The threshold for considering a dedicated IP varies by ESP, but a common guideline is if you send over 100,000 to 250,000 emails per month consistently. Below these volumes, or with highly inconsistent sending, a shared IP is often more suitable because the collective volume helps smooth out fluctuations and absorb individual sender impact.
If you do decide to switch to a dedicated IP, remember that it requires a proper IP warming process to build its reputation from scratch. This involves gradually increasing your sending volume over several weeks. It's a significant undertaking that requires careful planning and consistent sending to be effective.
Shared IP best practices for consistent volume
In the scenario of sending 2,000 daily automation emails and a monthly 30,000 newsletter on a shared IP, specific volume management strategies for shared IPs are generally straightforward. For most active shared IPs, your 30K monthly newsletter is a relatively small volume and won't require a dedicated IP warming procedure each month. The shared IP environment is designed to absorb such fluctuations within its larger sending capacity. However, if this is the first time your domain is sending to such a large audience, a gradual ramp-up could help establish that history for your specific domain reputation.

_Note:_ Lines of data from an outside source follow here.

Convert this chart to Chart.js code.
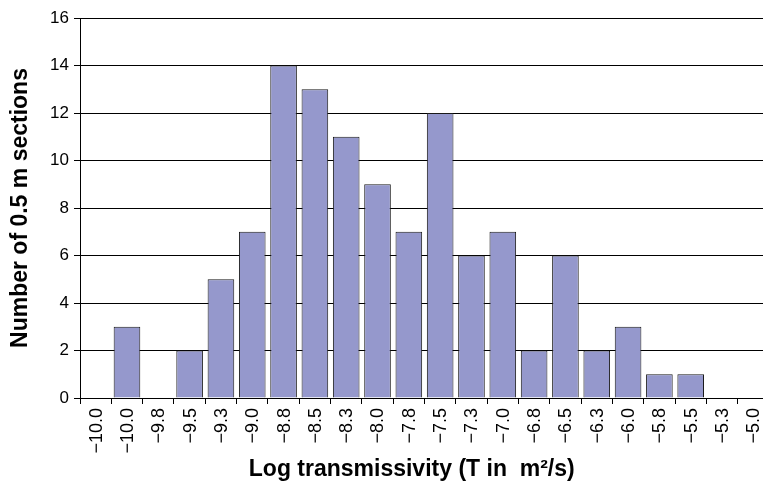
<!DOCTYPE html>
<html>
<head>
<meta charset="utf-8">
<script src="https://cdn.jsdelivr.net/npm/chart.js@4/dist/chart.umd.min.js"></script>
<style>
  html, body { margin: 0; padding: 0; background: #fff; overflow: hidden; }
  #wrap { width: 763px; height: 484px; overflow: hidden; }
</style>
</head>
<body>
<div id="wrap"><canvas id="histChart" width="775" height="484"></canvas></div>
<script>
// bins of log T (as printed on the original axis)
const binLabels = ["−10.0","−10.0","−9.8","−9.5","−9.3","−9.0","−8.8","−8.5","−8.3","−8.0","−7.8",
                   "−7.5","−7.3","−7.0","−6.8","−6.5","−6.3","−6.0","−5.8","−5.5","−5.3","−5.0"];
// number of 0.5 m sections per bin
const sectionCounts = [0,3,0,2,5,7,14,13,11,9,7,12,6,7,2,6,2,3,1,1,0,0];
const yMin = 0;
const yMax = 16;
const yStep = 2;

const fontFamily = "'Liberation Sans', Arial, sans-serif";
Chart.defaults.color = "#000";

// the x labels read bottom-to-top, which chart.js can't rotate to, so draw them here
const rotatedLabels = {
    id: "rotatedLabels",
    afterDraw(chart) {
        const xScale = chart.scales.x;
        const ctx = chart.ctx;
        ctx.save();
        ctx.font = "18px " + fontFamily;
        ctx.fillStyle = "#000";
        ctx.textAlign = "right";
        ctx.textBaseline = "middle";
        binLabels.forEach((lbl, i) => {
            const x = xScale.getPixelForTick(i) + 1;
            const y = xScale.top + 10;
            ctx.save();
            ctx.translate(x, y);
            ctx.rotate(-Math.PI / 2);
            ctx.fillText(lbl, 0, 0);
            ctx.restore();
        });
        ctx.restore();
    }
};

new Chart(document.getElementById("histChart"), {
    type: "bar",
    data: {
        labels: binLabels,
        datasets: [{
            data: sectionCounts,
            backgroundColor: "#9598CC",
            borderColor: "#1a1a1a",
            borderWidth: 1,
            barPercentage: 0.85,
            categoryPercentage: 1
        }]
    },
    options: {
        responsive: false,
        animation: false,
        layout: { padding: { top: 18, right: 6, left: 0, bottom: 0 } },
        plugins: {
            legend: { display: false },
            tooltip: { enabled: false }
        },
        scales: {
            x: {
                grid: { drawOnChartArea: false, drawTicks: true, tickLength: 6, color: "#000", offset: true },
                border: { color: "#000", width: 1 },
                ticks: { display: false },
                title: {
                    display: true,
                    text: "Log transmissivity (T in  m²/s)\u00a0\u00a0\u00a0\u00a0",
                    font: { family: fontFamily, size: 23, weight: "bold" },
                    padding: { top: 0, bottom: 1 }
                },
                afterFit: (scale) => { scale.height = 86; }
            },
            y: {
                min: yMin,
                max: yMax,
                grid: { color: "#000", lineWidth: 1, tickLength: 6 },
                border: { color: "#000", width: 1 },
                ticks: {
                    stepSize: yStep,
                    padding: 5,
                    font: { family: fontFamily, size: 17 }
                },
                title: {
                    display: true,
                    text: "Number of 0.5 m sections",
                    font: { family: fontFamily, size: 23, weight: "bold" },
                    padding: { top: 7, bottom: 0 }
                },
                afterFit: (scale) => { scale.width = 80; }
            }
        }
    },
    plugins: [rotatedLabels]
});
</script>
</body>
</html>
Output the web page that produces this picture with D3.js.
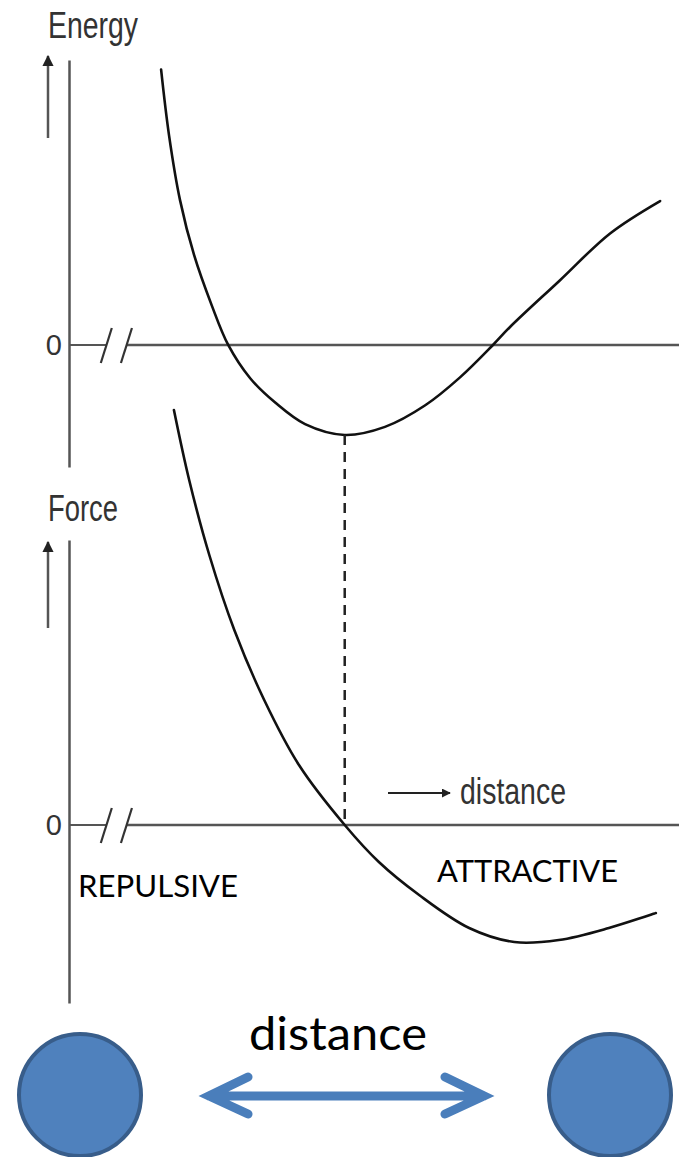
<!DOCTYPE html>
<html>
<head>
<meta charset="utf-8">
<script src="https://cdn.jsdelivr.net/npm/d3@7"></script>
<style>
  body { margin: 0; background: #fff; }
  svg { display: block; }
</style>
</head>
<body>
<svg id="chart"></svg>
<script>
// energy curve (distance in arbitrary units)
var energyDist = [1.51, 1.64, 1.82, 2.05, 2.34, 2.61, 2.97, 3.38, 3.87, 4.52, 5.18, 5.84, 6.41, 6.95, 7.23, 8.05, 8.87, 9.69];
var energyVals = [3.06, 2.33, 1.61, 1.00, 0.44, 0.00, -0.37, -0.64, -0.88, -1.00, -0.91, -0.67, -0.36, 0.00, 0.20, 0.72, 1.24, 1.60];

// force curve
var forceDist = [1.72, 1.97, 2.30, 2.71, 3.20, 3.77, 4.52, 5.08, 5.74, 6.56, 7.30, 8.03, 8.85, 9.62];
var forceVals = [4.15, 3.45, 2.70, 1.95, 1.25, 0.60, 0.00, -0.37, -0.70, -1.03, -1.17, -1.15, -1.03, -0.88];

var equilibrium = 4.52;
var axisBreak = [0.62, 0.95];
var zeroTicks = [0];

var width = 679, height = 1157;

var svg = d3.select("#chart").attr("width", width).attr("height", height);

var x = d3.scaleLinear().domain([0, 10]).range([69, 679]);
var yE = d3.scaleLinear().domain([-1.356, 3.167]).range([467, 60]);
var yF = d3.scaleLinear().domain([-1.78, 2.85]).range([1003, 540]);

var axisColor = "#555", inkFont = "'Liberation Sans', Arial, sans-serif";

var defs = svg.append("defs");
defs.append("marker")
    .attr("id", "head")
    .attr("viewBox", "0 0 10 10")
    .attr("refX", 9).attr("refY", 5)
    .attr("markerWidth", 4.5).attr("markerHeight", 4.5)
    .attr("markerUnits", "strokeWidth")
    .attr("orient", "auto")
  .append("path")
    .attr("d", "M0,0L10,5L0,10z")
    .attr("fill", "#222");

function panel(y, dist, vals, title, titleY, arrowY0, arrowY1, titleLen){
  var g = svg.append("g");

  // vertical axis with only the 0 label
  var ax = g.append("g")
      .attr("transform", "translate(" + x(0) + ",0)")
      .call(d3.axisLeft(y).tickValues(zeroTicks).tickSize(0).tickPadding(7).tickFormat(d3.format("d")));
  ax.select(".domain").attr("stroke", axisColor).attr("stroke-width", 2.5);
  ax.selectAll("text")
      .attr("font-family", inkFont).attr("font-size", 29).attr("fill", "#333");

  // horizontal zero line with a break
  g.append("line")
      .attr("x1", x(0)).attr("x2", x(axisBreak[0]))
      .attr("y1", y(0)).attr("y2", y(0))
      .attr("stroke", axisColor).attr("stroke-width", 2);
  g.append("line")
      .attr("x1", x(axisBreak[1])).attr("x2", width)
      .attr("y1", y(0)).attr("y2", y(0))
      .attr("stroke", axisColor).attr("stroke-width", 2.5);
  g.selectAll(".brk")
      .data(axisBreak)
    .enter().append("line")
      .attr("class", "brk")
      .attr("x1", function(d) { return x(d) - 6; })
      .attr("x2", function(d) { return x(d) + 5; })
      .attr("y1", y(0) + 18).attr("y2", y(0) - 17)
      .attr("stroke", "#333").attr("stroke-width", 2.2);

  // title and up arrow
  g.append("text")
      .attr("x", 48).attr("y", titleY)
      .attr("font-family", inkFont).attr("font-size", 37)
      .attr("textLength", titleLen).attr("lengthAdjust", "spacingAndGlyphs")
      .attr("fill", "#333")
      .text(title);
  g.append("line")
      .attr("x1", 48).attr("x2", 48)
      .attr("y1", arrowY1).attr("y2", arrowY0)
      .attr("stroke", "#555").attr("stroke-width", 2.5)
      .attr("marker-end", "url(#head)");

  // curve
  var line = d3.line()
      .x(function(d) { return x(d[0]); })
      .y(function(d) { return y(d[1]); })
      .curve(d3.curveCatmullRom.alpha(0.5));
  g.append("path")
      .datum(d3.zip(dist, vals))
      .attr("d", line)
      .attr("fill", "none")
      .attr("stroke", "#111")
      .attr("stroke-width", 2.6)
      .attr("stroke-linecap", "round");
  return g;
}

panel(yE, energyDist, energyVals, "Energy", 38, 56, 138, 90);
panel(yF, forceDist, forceVals, "Force", 521, 542, 628, 70);

// dashed line at equilibrium distance
svg.append("line")
    .attr("x1", x(equilibrium)).attr("x2", x(equilibrium))
    .attr("y1", yE(d3.min(energyVals))).attr("y2", yF(0))
    .attr("stroke", "#222").attr("stroke-width", 2.5)
    .attr("stroke-dasharray", "10,7");

// small distance arrow
svg.append("line")
    .attr("x1", 388).attr("x2", 450)
    .attr("y1", 793).attr("y2", 793)
    .attr("stroke", "#222").attr("stroke-width", 2)
    .attr("marker-end", "url(#head)");
svg.append("text")
    .attr("x", 460).attr("y", 804)
    .attr("font-family", inkFont).attr("font-size", 36)
    .attr("textLength", 106).attr("lengthAdjust", "spacingAndGlyphs")
    .attr("fill", "#333")
    .text("distance");

var labelFont = "Lato, 'Open Sans', sans-serif";
svg.append("text")
    .attr("x", 437).attr("y", 882)
    .attr("font-family", labelFont).attr("font-size", 30)
    .attr("textLength", 181).attr("lengthAdjust", "spacingAndGlyphs")
    .text("ATTRACTIVE");
svg.append("text")
    .attr("x", 78).attr("y", 897)
    .attr("font-family", labelFont).attr("font-size", 30)
    .attr("textLength", 160).attr("lengthAdjust", "spacingAndGlyphs")
    .text("REPULSIVE");

// two particles and a double arrow
svg.selectAll(".atom")
    .data([80, 610])
  .enter().append("circle")
    .attr("class", "atom")
    .attr("cx", function(d) { return d; })
    .attr("cy", 1095)
    .attr("r", 61)
    .attr("fill", "#4f81bd")
    .attr("stroke", "#385d8a")
    .attr("stroke-width", 4);

svg.append("path")
    .attr("d", "M248,1077L209,1096L248,1114M209,1096L484,1096M445,1077L484,1096L445,1114")
    .attr("fill", "none")
    .attr("stroke", "#4a7ebb")
    .attr("stroke-width", 9)
    .attr("stroke-linecap", "round")
    .attr("stroke-linejoin", "miter");

svg.append("text")
    .attr("x", 249).attr("y", 1050)
    .attr("font-family", labelFont).attr("font-size", 47)
    .attr("textLength", 178).attr("lengthAdjust", "spacingAndGlyphs")
    .text("distance");
</script>
</body>
</html>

When sending the 30K newsletter over multiple days, for example, 10K per day, you generally don't need to manually throttle each 10K send down to a few thousand per hour. On an active, well-managed shared IP, the volume is typically sufficient for your sends to blend into the overall traffic. The ESP's systems are designed to manage the sending rates to various ISPs automatically.
Views from the trenches
Best practices
Maintain consistent engagement to build your domain's positive sending reputation.
Segment your audience and send relevant content to improve engagement metrics.
Clean your email lists regularly to remove inactive subscribers and spam traps.
Common pitfalls
Ignoring domain reputation while relying solely on shared IP reputation.
Sending to unengaged or old lists, which increases bounces and complaints.
Failing to monitor your domain and IP for blocklist (blacklist) listings.
Expert tips
For very large or new audiences, a gentle ramp-up can still benefit domain history.
Consider batching large, non-time-sensitive campaigns for engagement smoothing.
Always prioritize list hygiene and content quality over volume throttling on shared IPs.
Expert view
Expert from Email Geeks says that if your volumes are within typical shared IP ranges, you will likely disappear into the noise of volume changes, so a significant ramp-up for each large campaign is not generally a big deal. However, if your domain has no history of sending to a new large segment, gradually increasing volume can help establish that history for the domain.
2022-08-19 - Email Geeks
Expert view
Expert from Email Geeks says that you shouldn't need to manually throttle sends (e.g., a few thousand per hour) from an active shared IP because the ESP's infrastructure is designed to handle this.
2022-08-19 - Email Geeks
Key takeaways for shared IP volume management
Managing sending volume for larger email campaigns on a shared IP largely comes down to trusting your ESP's shared IP management and focusing on your own sender practices. For established domains, most large campaigns won't require specific IP warm-ups on a shared IP because the collective volume handled by the ESP is already maintaining the IP's reputation.
Prioritize maintaining a clean list, fostering high engagement, and monitoring your domain's reputation. If your sending volume grows consistently to very high levels (e.g., hundreds of thousands to millions per month), then it may be time to consider transitioning to a dedicated IP for more granular control over your deliverability.